Mark Helprin—author of my favorite novel when I was a naive fourteen—published another well-written, ur-conservative editorials in the Wall Street Journal today.  You can (and will) disagree with the sentiment, but you must admit that the man can control his clauses:

The pity is that the war could have been successful and this equilibrium sustained had we struck immediately, preserving the link with September 11th; had we disciplined our objective to forcing upon regimes that nurture terrorism the choice of routing it out with their ruthless secret services or suffering the destruction of the means to power for which they live; had we husbanded our forces in the highly developed military areas of northern Saudi Arabia after deposing Saddam Hussein, where as a fleet in being they would suffer no casualties and remain at the ready to reach Baghdad, Damascus, or Riyadh in three days; and had we taken strong and effective measures for our domestic protection while striving to stay within constitutional limits and eloquently explaining the necessity—as has always been the case in war—for sometimes exceeding them.

The children on the Corner think otherwise.  According to Peter Wehner, Helprin’s editorial is both wrong and chock-full of “very sloppy writing.”  The above soundly refutes the sloppiness argument, but you should know better than to expect sound arguments from people who think “Charles Krauthammer [is] America’s best columnist and one of our finest geopolitical thinkers.”  My favorite bits:

This is an example of very sloppy writing on the part of Helprin

I gather that Helprin is lamenting the fact that we did not attack Iraq immediately after 9/11.  But we could barely attack Afghanistan immediately after September 11, 2001, and Afghanistan required a strategic innovation that Halperin totally ignores…

Reading between the lines, his use of the word “eloquently” probably translates into “we need more speeches written by Mark Halperin.” It’s worth recalling, then, that Helprin’s most notable speechwriting achievement to date was penning Robert Dole’s 1996 acceptance speech, arguing that Dole would be our Bridge to the Past. The speech was a bust, and helped contribute to Dole’s loss to Bill Clinton…

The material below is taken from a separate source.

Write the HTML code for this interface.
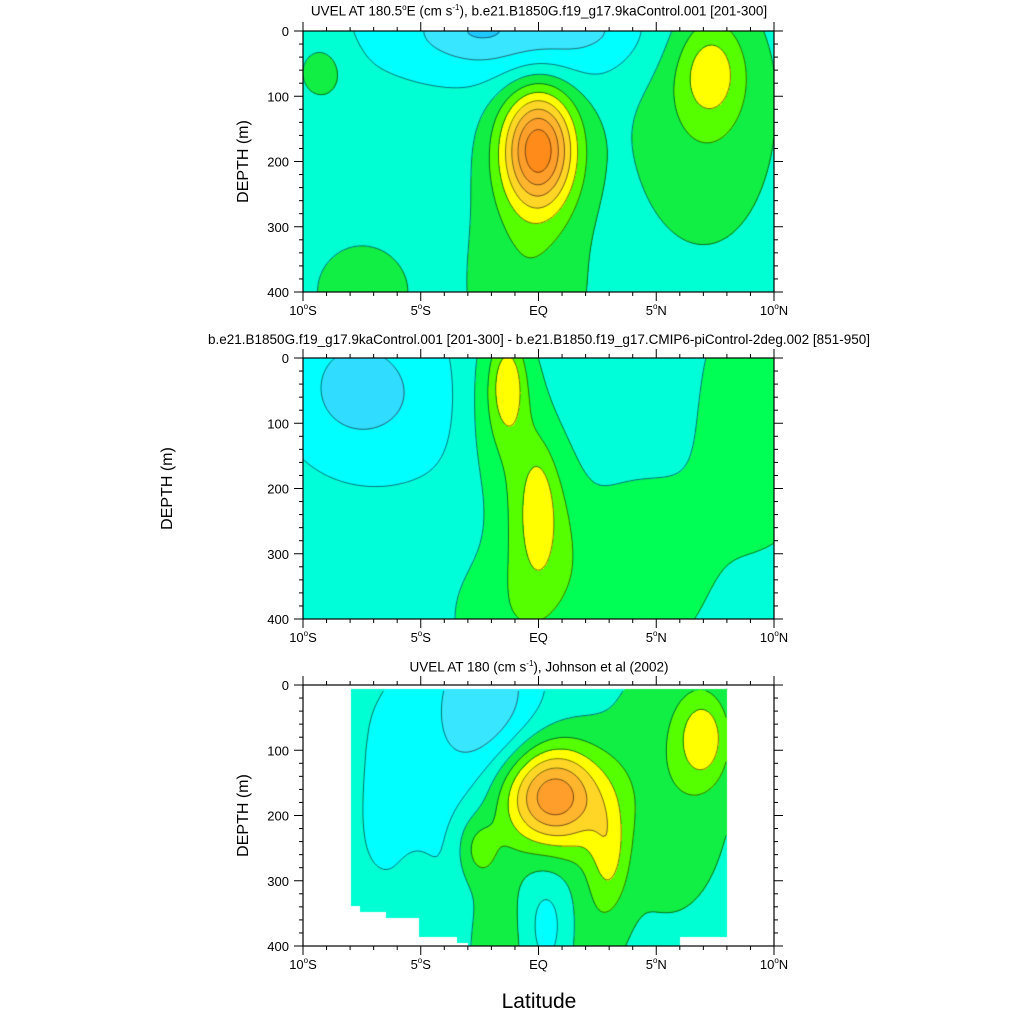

Helprin is right that many Democrats have been feckless.  But if everyone from George W. Bush to Democrats have been feckless—and surely Helprin would throw in every other global ally on that spectrum, too—then Halperin is saying everybody, but him, has got it wrong. This is akin to the man on the highway who is going the wrong way and talks to his wife on the phone about how many morons are going the wrong way.

However would he know what that feels like?